> _Work to be completed_: Reproduce the listing below in full and without alteration, apart from its pictures.

>> start

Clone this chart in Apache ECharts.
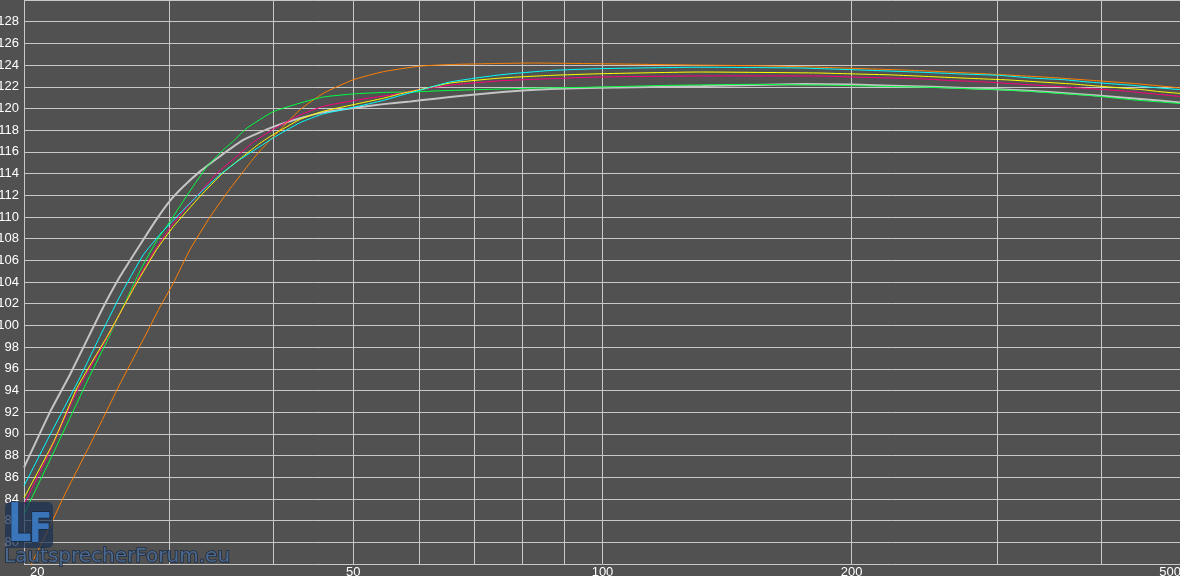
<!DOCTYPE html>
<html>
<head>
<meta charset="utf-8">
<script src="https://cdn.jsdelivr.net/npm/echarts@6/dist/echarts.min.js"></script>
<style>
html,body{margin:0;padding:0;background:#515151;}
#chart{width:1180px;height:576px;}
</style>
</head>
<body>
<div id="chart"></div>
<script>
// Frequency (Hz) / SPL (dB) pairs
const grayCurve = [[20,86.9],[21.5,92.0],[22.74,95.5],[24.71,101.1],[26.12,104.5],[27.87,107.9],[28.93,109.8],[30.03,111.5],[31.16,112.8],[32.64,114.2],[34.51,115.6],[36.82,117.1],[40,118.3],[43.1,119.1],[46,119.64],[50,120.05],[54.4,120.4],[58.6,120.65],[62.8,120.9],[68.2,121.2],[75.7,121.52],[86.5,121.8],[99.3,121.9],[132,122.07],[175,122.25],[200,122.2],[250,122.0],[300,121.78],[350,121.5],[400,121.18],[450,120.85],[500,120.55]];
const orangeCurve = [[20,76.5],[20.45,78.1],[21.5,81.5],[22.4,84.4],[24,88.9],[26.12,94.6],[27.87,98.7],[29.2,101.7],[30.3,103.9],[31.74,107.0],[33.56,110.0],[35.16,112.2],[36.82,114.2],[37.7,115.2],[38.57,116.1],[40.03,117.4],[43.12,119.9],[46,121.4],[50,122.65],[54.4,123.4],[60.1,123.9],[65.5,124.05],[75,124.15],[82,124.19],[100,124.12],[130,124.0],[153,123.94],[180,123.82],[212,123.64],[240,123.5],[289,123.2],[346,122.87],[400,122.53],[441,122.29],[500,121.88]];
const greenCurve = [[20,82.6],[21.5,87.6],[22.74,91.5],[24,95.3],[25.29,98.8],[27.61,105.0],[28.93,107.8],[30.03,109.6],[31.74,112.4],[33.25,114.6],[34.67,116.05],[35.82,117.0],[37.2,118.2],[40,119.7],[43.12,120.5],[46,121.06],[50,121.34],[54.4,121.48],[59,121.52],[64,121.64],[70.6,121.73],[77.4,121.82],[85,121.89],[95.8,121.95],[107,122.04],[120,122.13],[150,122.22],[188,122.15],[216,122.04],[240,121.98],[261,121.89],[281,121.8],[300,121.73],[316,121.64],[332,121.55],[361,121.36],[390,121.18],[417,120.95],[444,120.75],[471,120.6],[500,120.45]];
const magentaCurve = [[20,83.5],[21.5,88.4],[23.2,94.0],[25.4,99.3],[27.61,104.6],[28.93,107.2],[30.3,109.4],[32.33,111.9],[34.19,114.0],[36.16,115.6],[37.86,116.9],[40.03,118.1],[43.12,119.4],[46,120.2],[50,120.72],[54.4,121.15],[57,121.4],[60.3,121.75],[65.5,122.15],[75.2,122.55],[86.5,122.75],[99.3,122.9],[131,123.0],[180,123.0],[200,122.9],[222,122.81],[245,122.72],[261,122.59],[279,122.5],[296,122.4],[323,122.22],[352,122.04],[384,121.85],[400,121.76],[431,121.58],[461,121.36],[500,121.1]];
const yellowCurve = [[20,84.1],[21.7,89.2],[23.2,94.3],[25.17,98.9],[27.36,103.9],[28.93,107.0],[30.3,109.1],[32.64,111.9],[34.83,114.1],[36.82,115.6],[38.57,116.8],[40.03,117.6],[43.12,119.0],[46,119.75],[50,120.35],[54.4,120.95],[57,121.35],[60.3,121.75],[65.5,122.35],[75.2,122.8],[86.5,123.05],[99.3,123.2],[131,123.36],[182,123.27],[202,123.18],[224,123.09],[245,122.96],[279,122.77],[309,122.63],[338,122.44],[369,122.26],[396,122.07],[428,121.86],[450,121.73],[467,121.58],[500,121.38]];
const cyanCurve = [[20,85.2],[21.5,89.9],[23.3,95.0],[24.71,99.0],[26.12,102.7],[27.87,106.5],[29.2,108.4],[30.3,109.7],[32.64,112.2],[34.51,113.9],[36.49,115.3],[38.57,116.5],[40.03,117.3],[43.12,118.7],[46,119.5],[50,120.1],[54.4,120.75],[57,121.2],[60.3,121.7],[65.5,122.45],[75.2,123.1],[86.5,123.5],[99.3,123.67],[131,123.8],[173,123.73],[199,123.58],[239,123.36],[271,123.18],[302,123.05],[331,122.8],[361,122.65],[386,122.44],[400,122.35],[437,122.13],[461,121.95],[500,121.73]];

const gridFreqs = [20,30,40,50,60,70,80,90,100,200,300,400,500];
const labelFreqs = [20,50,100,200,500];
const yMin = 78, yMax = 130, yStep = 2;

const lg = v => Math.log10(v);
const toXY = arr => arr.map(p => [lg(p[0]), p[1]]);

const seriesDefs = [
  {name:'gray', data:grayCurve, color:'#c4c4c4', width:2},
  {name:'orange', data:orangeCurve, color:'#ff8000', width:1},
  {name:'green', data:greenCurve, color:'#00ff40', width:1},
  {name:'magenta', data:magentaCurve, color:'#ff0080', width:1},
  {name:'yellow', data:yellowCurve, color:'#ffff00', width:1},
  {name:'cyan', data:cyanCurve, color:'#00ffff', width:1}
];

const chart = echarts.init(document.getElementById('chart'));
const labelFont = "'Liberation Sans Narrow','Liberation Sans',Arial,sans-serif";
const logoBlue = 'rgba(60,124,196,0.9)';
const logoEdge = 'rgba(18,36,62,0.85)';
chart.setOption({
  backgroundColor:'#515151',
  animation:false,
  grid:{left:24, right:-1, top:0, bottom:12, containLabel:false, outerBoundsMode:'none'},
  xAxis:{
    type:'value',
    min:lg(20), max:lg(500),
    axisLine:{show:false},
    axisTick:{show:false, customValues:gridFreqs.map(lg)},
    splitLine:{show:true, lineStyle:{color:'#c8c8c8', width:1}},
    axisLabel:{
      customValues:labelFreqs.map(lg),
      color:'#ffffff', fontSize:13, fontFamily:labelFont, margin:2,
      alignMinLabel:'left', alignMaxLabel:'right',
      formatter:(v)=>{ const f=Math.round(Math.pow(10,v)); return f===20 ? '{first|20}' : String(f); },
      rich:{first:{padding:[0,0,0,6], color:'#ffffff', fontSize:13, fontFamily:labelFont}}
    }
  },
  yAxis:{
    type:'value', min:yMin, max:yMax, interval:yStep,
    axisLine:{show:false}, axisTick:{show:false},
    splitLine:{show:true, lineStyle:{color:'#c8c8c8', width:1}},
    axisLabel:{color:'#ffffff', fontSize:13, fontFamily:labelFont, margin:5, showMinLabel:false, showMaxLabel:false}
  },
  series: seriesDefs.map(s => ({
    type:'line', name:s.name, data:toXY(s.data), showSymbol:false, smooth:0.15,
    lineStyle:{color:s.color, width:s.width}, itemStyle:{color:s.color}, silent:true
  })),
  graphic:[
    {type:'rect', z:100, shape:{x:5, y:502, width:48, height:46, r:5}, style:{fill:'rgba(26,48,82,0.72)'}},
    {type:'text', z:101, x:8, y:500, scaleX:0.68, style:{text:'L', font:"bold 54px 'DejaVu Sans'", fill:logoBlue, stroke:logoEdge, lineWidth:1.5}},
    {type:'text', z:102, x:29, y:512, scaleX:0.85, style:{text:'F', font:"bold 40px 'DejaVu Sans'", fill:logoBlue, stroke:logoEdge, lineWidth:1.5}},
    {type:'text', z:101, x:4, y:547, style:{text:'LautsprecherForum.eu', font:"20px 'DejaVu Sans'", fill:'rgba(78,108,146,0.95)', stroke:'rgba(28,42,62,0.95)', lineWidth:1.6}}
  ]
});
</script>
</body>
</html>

>> end

> _The reply_:
Clone this chart in Apache ECharts.
<!DOCTYPE html>
<html>
<head>
<meta charset="utf-8">
<script src="https://cdn.jsdelivr.net/npm/echarts@6/dist/echarts.min.js"></script>
<style>
html,body{margin:0;padding:0;background:#515151;}
#chart{width:1180px;height:576px;}
</style>
</head>
<body>
<div id="chart"></div>
<script>
// Frequency (Hz) / SPL (dB) pairs
const grayCurve = [[20,86.9],[21.5,92.0],[22.74,95.5],[24.71,101.1],[26.12,104.5],[27.87,107.9],[28.93,109.8],[30.03,111.5],[31.16,112.8],[32.64,114.2],[34.51,115.6],[36.82,117.1],[40,118.3],[43.1,119.1],[46,119.64],[50,120.05],[54.4,120.4],[58.6,120.65],[62.8,120.9],[68.2,121.2],[75.7,121.52],[86.5,121.8],[99.3,121.9],[132,122.07],[175,122.25],[200,122.2],[250,122.0],[300,121.78],[350,121.5],[400,121.18],[450,120.85],[500,120.55]];
const orangeCurve = [[20,76.5],[20.45,78.1],[21.5,81.5],[22.4,84.4],[24,88.9],[26.12,94.6],[27.87,98.7],[29.2,101.7],[30.3,103.9],[31.74,107.0],[33.56,110.0],[35.16,112.2],[36.82,114.2],[37.7,115.2],[38.57,116.1],[40.03,117.4],[43.12,119.9],[46,121.4],[50,122.65],[54.4,123.4],[60.1,123.9],[65.5,124.05],[75,124.15],[82,124.19],[100,124.12],[130,124.0],[153,123.94],[180,123.82],[212,123.64],[240,123.5],[289,123.2],[346,122.87],[400,122.53],[441,122.29],[500,121.88]];
const greenCurve = [[20,82.6],[21.5,87.6],[22.74,91.5],[24,95.3],[25.29,98.8],[27.61,105.0],[28.93,107.8],[30.03,109.6],[31.74,112.4],[33.25,114.6],[34.67,116.05],[35.82,117.0],[37.2,118.2],[40,119.7],[43.12,120.5],[46,121.06],[50,121.34],[54.4,121.48],[59,121.52],[64,121.64],[70.6,121.73],[77.4,121.82],[85,121.89],[95.8,121.95],[107,122.04],[120,122.13],[150,122.22],[188,122.15],[216,122.04],[240,121.98],[261,121.89],[281,121.8],[300,121.73],[316,121.64],[332,121.55],[361,121.36],[390,121.18],[417,120.95],[444,120.75],[471,120.6],[500,120.45]];
const magentaCurve = [[20,83.5],[21.5,88.4],[23.2,94.0],[25.4,99.3],[27.61,104.6],[28.93,107.2],[30.3,109.4],[32.33,111.9],[34.19,114.0],[36.16,115.6],[37.86,116.9],[40.03,118.1],[43.12,119.4],[46,120.2],[50,120.72],[54.4,121.15],[57,121.4],[60.3,121.75],[65.5,122.15],[75.2,122.55],[86.5,122.75],[99.3,122.9],[131,123.0],[180,123.0],[200,122.9],[222,122.81],[245,122.72],[261,122.59],[279,122.5],[296,122.4],[323,122.22],[352,122.04],[384,121.85],[400,121.76],[431,121.58],[461,121.36],[500,121.1]];
const yellowCurve = [[20,84.1],[21.7,89.2],[23.2,94.3],[25.17,98.9],[27.36,103.9],[28.93,107.0],[30.3,109.1],[32.64,111.9],[34.83,114.1],[36.82,115.6],[38.57,116.8],[40.03,117.6],[43.12,119.0],[46,119.75],[50,120.35],[54.4,120.95],[57,121.35],[60.3,121.75],[65.5,122.35],[75.2,122.8],[86.5,123.05],[99.3,123.2],[131,123.36],[182,123.27],[202,123.18],[224,123.09],[245,122.96],[279,122.77],[309,122.63],[338,122.44],[369,122.26],[396,122.07],[428,121.86],[450,121.73],[467,121.58],[500,121.38]];
const cyanCurve = [[20,85.2],[21.5,89.9],[23.3,95.0],[24.71,99.0],[26.12,102.7],[27.87,106.5],[29.2,108.4],[30.3,109.7],[32.64,112.2],[34.51,113.9],[36.49,115.3],[38.57,116.5],[40.03,117.3],[43.12,118.7],[46,119.5],[50,120.1],[54.4,120.75],[57,121.2],[60.3,121.7],[65.5,122.45],[75.2,123.1],[86.5,123.5],[99.3,123.67],[131,123.8],[173,123.73],[199,123.58],[239,123.36],[271,123.18],[302,123.05],[331,122.8],[361,122.65],[386,122.44],[400,122.35],[437,122.13],[461,121.95],[500,121.73]];

const gridFreqs = [20,30,40,50,60,70,80,90,100,200,300,400,500];
const labelFreqs = [20,50,100,200,500];
const yMin = 78, yMax = 130, yStep = 2;

const lg = v => Math.log10(v);
const toXY = arr => arr.map(p => [lg(p[0]), p[1]]);

const seriesDefs = [
  {name:'gray', data:grayCurve, color:'#c4c4c4', width:2},
  {name:'orange', data:orangeCurve, color:'#ff8000', width:1},
  {name:'green', data:greenCurve, color:'#00ff40', width:1},
  {name:'magenta', data:magentaCurve, color:'#ff0080', width:1},
  {name:'yellow', data:yellowCurve, color:'#ffff00', width:1},
  {name:'cyan', data:cyanCurve, color:'#00ffff', width:1}
];

const chart = echarts.init(document.getElementById('chart'));
const labelFont = "'Liberation Sans Narrow','Liberation Sans',Arial,sans-serif";
const logoBlue = 'rgba(60,124,196,0.9)';
const logoEdge = 'rgba(18,36,62,0.85)';
chart.setOption({
  backgroundColor:'#515151',
  animation:false,
  grid:{left:24, right:-1, top:0, bottom:12, containLabel:false, outerBoundsMode:'none'},
  xAxis:{
    type:'value',
    min:lg(20), max:lg(500),
    axisLine:{show:false},
    axisTick:{show:false, customValues:gridFreqs.map(lg)},
    splitLine:{show:true, lineStyle:{color:'#c8c8c8', width:1}},
    axisLabel:{
      customValues:labelFreqs.map(lg),
      color:'#ffffff', fontSize:13, fontFamily:labelFont, margin:2,
      alignMinLabel:'left', alignMaxLabel:'right',
      formatter:(v)=>{ const f=Math.round(Math.pow(10,v)); return f===20 ? '{first|20}' : String(f); },
      rich:{first:{padding:[0,0,0,6], color:'#ffffff', fontSize:13, fontFamily:labelFont}}
    }
  },
  yAxis:{
    type:'value', min:yMin, max:yMax, interval:yStep,
    axisLine:{show:false}, axisTick:{show:false},
    splitLine:{show:true, lineStyle:{color:'#c8c8c8', width:1}},
    axisLabel:{color:'#ffffff', fontSize:13, fontFamily:labelFont, margin:5, showMinLabel:false, showMaxLabel:false}
  },
  series: seriesDefs.map(s => ({
    type:'line', name:s.name, data:toXY(s.data), showSymbol:false, smooth:0.15,
    lineStyle:{color:s.color, width:s.width}, itemStyle:{color:s.color}, silent:true
  })),
  graphic:[
    {type:'rect', z:100, shape:{x:5, y:502, width:48, height:46, r:5}, style:{fill:'rgba(26,48,82,0.72)'}},
    {type:'text', z:101, x:8, y:500, scaleX:0.68, style:{text:'L', font:"bold 54px 'DejaVu Sans'", fill:logoBlue, stroke:logoEdge, lineWidth:1.5}},
    {type:'text', z:102, x:29, y:512, scaleX:0.85, style:{text:'F', font:"bold 40px 'DejaVu Sans'", fill:logoBlue, stroke:logoEdge, lineWidth:1.5}},
    {type:'text', z:101, x:4, y:547, style:{text:'LautsprecherForum.eu', font:"20px 'DejaVu Sans'", fill:'rgba(78,108,146,0.95)', stroke:'rgba(28,42,62,0.95)', lineWidth:1.6}}
  ]
});
</script>
</body>
</html>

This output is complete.